• GIVEN EXERCISE
Transcribe each line of the material as it is, and drop any picture.

• AVAILABLE DATA

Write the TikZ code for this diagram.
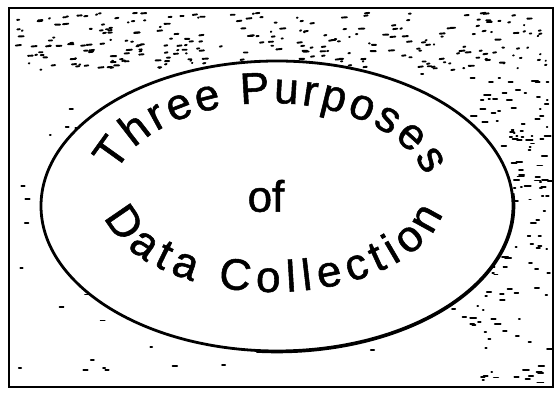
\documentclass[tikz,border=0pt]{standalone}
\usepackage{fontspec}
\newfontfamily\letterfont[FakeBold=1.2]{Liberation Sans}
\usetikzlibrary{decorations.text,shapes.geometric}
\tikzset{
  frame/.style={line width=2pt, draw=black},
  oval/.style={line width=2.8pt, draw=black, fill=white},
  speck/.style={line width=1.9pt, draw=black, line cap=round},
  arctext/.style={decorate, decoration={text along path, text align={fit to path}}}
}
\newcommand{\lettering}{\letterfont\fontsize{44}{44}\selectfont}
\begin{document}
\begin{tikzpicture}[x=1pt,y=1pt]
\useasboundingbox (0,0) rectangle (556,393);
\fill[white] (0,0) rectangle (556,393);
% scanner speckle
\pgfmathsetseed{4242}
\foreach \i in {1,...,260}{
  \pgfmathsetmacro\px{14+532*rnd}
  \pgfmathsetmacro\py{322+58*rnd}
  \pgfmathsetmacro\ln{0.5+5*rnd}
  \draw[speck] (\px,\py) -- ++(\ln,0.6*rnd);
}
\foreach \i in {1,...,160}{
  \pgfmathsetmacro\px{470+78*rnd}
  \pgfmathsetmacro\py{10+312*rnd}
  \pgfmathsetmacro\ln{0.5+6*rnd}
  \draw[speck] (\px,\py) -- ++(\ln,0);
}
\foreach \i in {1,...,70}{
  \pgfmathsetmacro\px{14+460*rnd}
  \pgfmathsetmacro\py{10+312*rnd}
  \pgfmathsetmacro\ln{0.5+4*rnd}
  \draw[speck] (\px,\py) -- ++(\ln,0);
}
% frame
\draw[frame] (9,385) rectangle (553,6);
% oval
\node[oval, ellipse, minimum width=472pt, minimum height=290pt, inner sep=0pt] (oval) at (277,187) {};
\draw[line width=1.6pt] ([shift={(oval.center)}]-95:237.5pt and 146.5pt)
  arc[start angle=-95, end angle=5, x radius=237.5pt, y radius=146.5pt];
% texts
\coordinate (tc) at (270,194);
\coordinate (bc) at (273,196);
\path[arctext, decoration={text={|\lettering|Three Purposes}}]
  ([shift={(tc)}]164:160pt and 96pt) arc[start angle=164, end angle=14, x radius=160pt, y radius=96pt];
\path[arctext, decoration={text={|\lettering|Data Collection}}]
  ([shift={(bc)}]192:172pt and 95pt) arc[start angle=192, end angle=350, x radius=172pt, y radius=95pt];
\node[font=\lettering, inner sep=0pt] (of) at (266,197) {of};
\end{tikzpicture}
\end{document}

• OUTPUT OF THE TASK
Write the TikZ code for this diagram.
\documentclass[tikz,border=0pt]{standalone}
\usepackage{fontspec}
\newfontfamily\letterfont[FakeBold=1.2]{Liberation Sans}
\usetikzlibrary{decorations.text,shapes.geometric}
\tikzset{
  frame/.style={line width=2pt, draw=black},
  oval/.style={line width=2.8pt, draw=black, fill=white},
  speck/.style={line width=1.9pt, draw=black, line cap=round},
  arctext/.style={decorate, decoration={text along path, text align={fit to path}}}
}
\newcommand{\lettering}{\letterfont\fontsize{44}{44}\selectfont}
\begin{document}
\begin{tikzpicture}[x=1pt,y=1pt]
\useasboundingbox (0,0) rectangle (556,393);
\fill[white] (0,0) rectangle (556,393);
% scanner speckle
\pgfmathsetseed{4242}
\foreach \i in {1,...,260}{
  \pgfmathsetmacro\px{14+532*rnd}
  \pgfmathsetmacro\py{322+58*rnd}
  \pgfmathsetmacro\ln{0.5+5*rnd}
  \draw[speck] (\px,\py) -- ++(\ln,0.6*rnd);
}
\foreach \i in {1,...,160}{
  \pgfmathsetmacro\px{470+78*rnd}
  \pgfmathsetmacro\py{10+312*rnd}
  \pgfmathsetmacro\ln{0.5+6*rnd}
  \draw[speck] (\px,\py) -- ++(\ln,0);
}
\foreach \i in {1,...,70}{
  \pgfmathsetmacro\px{14+460*rnd}
  \pgfmathsetmacro\py{10+312*rnd}
  \pgfmathsetmacro\ln{0.5+4*rnd}
  \draw[speck] (\px,\py) -- ++(\ln,0);
}
% frame
\draw[frame] (9,385) rectangle (553,6);
% oval
\node[oval, ellipse, minimum width=472pt, minimum height=290pt, inner sep=0pt] (oval) at (277,187) {};
\draw[line width=1.6pt] ([shift={(oval.center)}]-95:237.5pt and 146.5pt)
  arc[start angle=-95, end angle=5, x radius=237.5pt, y radius=146.5pt];
% texts
\coordinate (tc) at (270,194);
\coordinate (bc) at (273,196);
\path[arctext, decoration={text={|\lettering|Three Purposes}}]
  ([shift={(tc)}]164:160pt and 96pt) arc[start angle=164, end angle=14, x radius=160pt, y radius=96pt];
\path[arctext, decoration={text={|\lettering|Data Collection}}]
  ([shift={(bc)}]192:172pt and 95pt) arc[start angle=192, end angle=350, x radius=172pt, y radius=95pt];
\node[font=\lettering, inner sep=0pt] (of) at (266,197) {of};
\end{tikzpicture}
\end{document}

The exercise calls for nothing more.